# MATERIAL FOR THIS TASK:
§
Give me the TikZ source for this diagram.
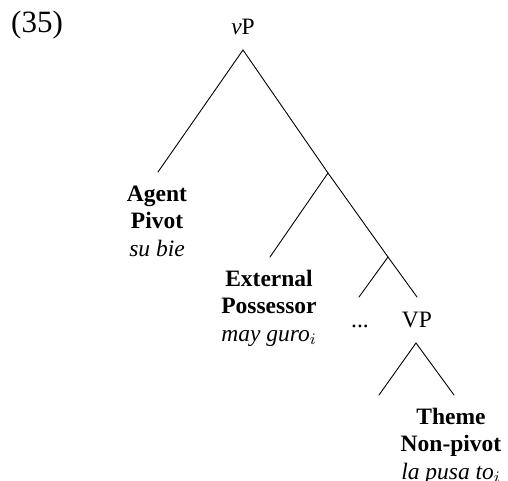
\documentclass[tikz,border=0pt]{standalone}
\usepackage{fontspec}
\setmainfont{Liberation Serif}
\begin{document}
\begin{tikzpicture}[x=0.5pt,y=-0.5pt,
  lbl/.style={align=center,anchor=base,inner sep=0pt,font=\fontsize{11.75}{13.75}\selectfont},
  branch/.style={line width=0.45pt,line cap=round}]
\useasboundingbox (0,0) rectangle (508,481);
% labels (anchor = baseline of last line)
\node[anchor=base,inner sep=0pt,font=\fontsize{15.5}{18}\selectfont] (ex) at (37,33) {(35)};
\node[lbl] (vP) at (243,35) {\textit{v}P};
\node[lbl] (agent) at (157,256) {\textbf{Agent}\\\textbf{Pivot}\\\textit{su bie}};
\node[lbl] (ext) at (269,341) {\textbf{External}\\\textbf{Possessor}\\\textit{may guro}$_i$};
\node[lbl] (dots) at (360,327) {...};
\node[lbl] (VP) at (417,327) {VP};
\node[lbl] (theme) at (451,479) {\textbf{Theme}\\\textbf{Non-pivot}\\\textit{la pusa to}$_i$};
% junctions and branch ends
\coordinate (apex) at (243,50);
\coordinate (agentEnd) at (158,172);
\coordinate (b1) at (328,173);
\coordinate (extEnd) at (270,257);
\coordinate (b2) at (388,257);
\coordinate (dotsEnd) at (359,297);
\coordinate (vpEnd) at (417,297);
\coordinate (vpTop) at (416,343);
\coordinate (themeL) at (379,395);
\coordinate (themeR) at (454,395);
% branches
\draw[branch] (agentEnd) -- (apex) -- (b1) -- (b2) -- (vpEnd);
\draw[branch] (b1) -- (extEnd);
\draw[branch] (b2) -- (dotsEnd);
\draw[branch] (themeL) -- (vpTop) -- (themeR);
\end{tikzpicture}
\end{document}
§
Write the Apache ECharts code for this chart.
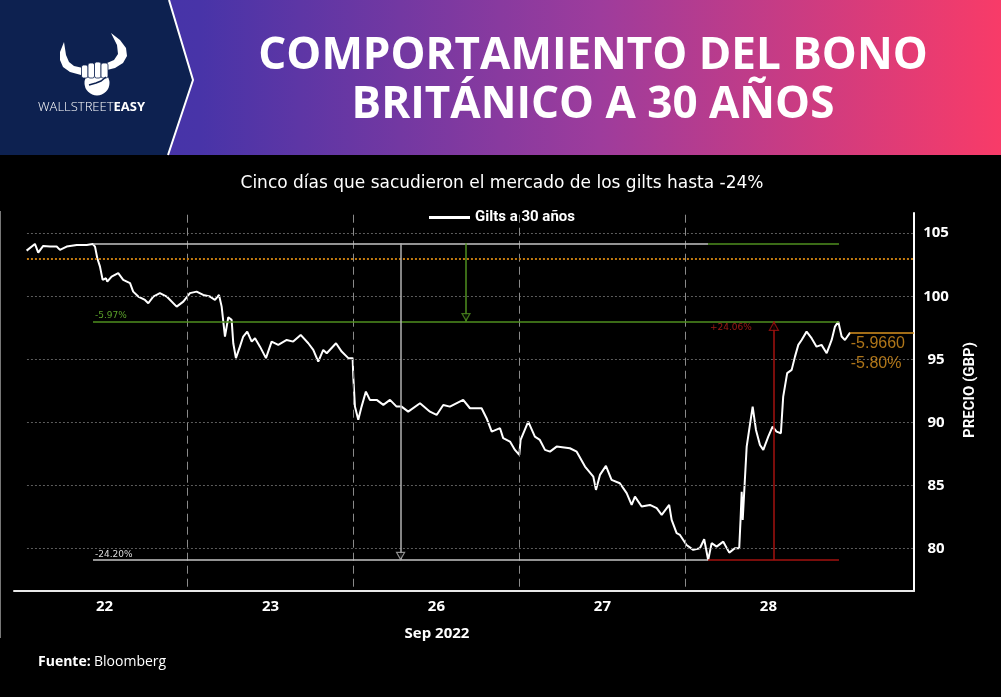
§
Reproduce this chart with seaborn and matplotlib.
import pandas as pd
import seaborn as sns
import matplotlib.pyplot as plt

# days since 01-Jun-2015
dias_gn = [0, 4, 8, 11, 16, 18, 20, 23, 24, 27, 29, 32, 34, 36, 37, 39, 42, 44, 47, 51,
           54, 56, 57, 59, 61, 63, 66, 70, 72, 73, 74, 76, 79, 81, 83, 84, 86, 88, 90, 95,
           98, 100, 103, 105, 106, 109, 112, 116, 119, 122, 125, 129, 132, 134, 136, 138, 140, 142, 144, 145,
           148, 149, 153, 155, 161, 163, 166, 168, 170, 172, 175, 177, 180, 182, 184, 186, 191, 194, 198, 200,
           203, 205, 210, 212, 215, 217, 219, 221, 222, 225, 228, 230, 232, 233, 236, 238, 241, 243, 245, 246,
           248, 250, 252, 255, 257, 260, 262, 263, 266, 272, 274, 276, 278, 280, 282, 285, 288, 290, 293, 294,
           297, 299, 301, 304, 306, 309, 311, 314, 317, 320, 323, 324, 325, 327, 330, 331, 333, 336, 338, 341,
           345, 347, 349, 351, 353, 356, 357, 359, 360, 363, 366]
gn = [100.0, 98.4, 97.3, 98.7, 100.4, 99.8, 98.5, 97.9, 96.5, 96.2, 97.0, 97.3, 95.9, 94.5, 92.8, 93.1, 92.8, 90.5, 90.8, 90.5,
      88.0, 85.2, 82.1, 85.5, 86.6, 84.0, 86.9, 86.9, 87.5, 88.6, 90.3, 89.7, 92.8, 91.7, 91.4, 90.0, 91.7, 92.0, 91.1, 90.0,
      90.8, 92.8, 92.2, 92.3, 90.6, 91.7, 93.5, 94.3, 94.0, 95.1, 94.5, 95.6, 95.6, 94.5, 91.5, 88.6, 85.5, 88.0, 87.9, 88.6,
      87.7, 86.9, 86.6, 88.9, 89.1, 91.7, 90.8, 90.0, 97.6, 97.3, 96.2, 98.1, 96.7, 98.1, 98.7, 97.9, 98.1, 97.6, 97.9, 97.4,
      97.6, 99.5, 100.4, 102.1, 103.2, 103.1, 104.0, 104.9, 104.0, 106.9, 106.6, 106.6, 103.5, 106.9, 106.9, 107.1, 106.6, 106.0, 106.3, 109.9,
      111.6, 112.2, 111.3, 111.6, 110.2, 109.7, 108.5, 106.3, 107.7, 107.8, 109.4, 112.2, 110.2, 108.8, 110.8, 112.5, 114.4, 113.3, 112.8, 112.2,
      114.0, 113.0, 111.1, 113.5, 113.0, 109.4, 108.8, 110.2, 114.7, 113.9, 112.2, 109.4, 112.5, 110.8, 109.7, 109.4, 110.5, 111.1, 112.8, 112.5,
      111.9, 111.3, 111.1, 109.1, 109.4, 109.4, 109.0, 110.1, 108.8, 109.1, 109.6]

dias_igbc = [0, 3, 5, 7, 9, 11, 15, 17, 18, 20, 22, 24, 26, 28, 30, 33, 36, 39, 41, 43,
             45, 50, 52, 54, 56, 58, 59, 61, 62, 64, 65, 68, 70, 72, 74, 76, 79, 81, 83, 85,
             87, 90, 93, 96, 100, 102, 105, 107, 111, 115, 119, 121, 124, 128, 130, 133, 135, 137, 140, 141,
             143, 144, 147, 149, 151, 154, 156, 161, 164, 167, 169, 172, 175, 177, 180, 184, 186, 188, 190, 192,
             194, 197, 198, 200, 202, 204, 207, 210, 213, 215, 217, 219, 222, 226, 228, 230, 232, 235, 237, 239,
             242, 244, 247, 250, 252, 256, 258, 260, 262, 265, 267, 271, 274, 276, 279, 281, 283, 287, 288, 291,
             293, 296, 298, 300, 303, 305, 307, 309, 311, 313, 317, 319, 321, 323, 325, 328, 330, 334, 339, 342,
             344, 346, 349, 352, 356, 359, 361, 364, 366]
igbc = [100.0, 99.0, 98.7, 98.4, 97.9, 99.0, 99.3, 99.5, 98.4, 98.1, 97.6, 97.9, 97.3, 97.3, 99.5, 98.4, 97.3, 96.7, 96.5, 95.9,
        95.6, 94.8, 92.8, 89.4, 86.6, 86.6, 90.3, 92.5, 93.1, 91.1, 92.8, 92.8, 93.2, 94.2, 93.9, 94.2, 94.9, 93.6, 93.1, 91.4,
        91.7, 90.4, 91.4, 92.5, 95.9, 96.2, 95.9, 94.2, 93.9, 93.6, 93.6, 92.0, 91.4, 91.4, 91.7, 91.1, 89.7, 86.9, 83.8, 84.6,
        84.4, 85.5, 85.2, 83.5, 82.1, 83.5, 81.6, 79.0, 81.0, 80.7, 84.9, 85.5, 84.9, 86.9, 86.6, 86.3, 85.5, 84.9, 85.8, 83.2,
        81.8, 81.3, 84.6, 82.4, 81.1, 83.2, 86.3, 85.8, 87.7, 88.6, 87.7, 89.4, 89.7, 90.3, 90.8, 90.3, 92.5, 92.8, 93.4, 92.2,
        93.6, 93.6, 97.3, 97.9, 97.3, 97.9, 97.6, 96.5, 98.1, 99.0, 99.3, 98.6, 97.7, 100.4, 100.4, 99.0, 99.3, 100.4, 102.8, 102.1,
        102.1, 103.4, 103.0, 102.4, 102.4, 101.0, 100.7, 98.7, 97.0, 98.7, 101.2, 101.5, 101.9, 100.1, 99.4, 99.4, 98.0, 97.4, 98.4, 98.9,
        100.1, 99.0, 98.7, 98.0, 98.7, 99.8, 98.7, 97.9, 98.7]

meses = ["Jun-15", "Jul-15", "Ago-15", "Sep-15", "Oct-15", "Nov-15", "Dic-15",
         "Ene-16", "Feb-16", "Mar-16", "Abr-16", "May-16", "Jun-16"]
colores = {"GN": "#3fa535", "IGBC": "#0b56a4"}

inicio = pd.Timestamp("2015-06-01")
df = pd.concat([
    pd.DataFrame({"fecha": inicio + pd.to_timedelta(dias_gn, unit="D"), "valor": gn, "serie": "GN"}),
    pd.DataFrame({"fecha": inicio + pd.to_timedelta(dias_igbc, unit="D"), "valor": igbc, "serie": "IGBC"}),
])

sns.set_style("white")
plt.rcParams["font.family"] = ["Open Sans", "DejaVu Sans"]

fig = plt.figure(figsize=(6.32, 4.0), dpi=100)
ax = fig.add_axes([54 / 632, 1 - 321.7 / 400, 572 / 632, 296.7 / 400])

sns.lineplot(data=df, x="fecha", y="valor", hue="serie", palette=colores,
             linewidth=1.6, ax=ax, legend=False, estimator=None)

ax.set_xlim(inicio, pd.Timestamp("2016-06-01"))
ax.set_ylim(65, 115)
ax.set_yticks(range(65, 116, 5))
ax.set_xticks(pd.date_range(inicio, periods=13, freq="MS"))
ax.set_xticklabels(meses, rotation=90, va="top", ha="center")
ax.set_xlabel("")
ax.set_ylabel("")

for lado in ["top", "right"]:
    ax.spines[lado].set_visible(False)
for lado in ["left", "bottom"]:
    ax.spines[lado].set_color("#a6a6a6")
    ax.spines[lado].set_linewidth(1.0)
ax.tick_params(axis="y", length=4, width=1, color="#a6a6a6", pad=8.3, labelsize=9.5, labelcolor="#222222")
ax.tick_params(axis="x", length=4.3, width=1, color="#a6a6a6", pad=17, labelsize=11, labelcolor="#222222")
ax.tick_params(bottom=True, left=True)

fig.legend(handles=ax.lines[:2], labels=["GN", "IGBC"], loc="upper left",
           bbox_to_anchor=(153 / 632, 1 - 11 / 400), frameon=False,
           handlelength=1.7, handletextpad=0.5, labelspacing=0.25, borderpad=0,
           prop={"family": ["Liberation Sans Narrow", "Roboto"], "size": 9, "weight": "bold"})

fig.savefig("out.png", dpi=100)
§
In the records, locate each line holding the string "chart" and copy it.

Write the Apache ECharts code for this chart.
Reproduce this chart with seaborn and matplotlib.

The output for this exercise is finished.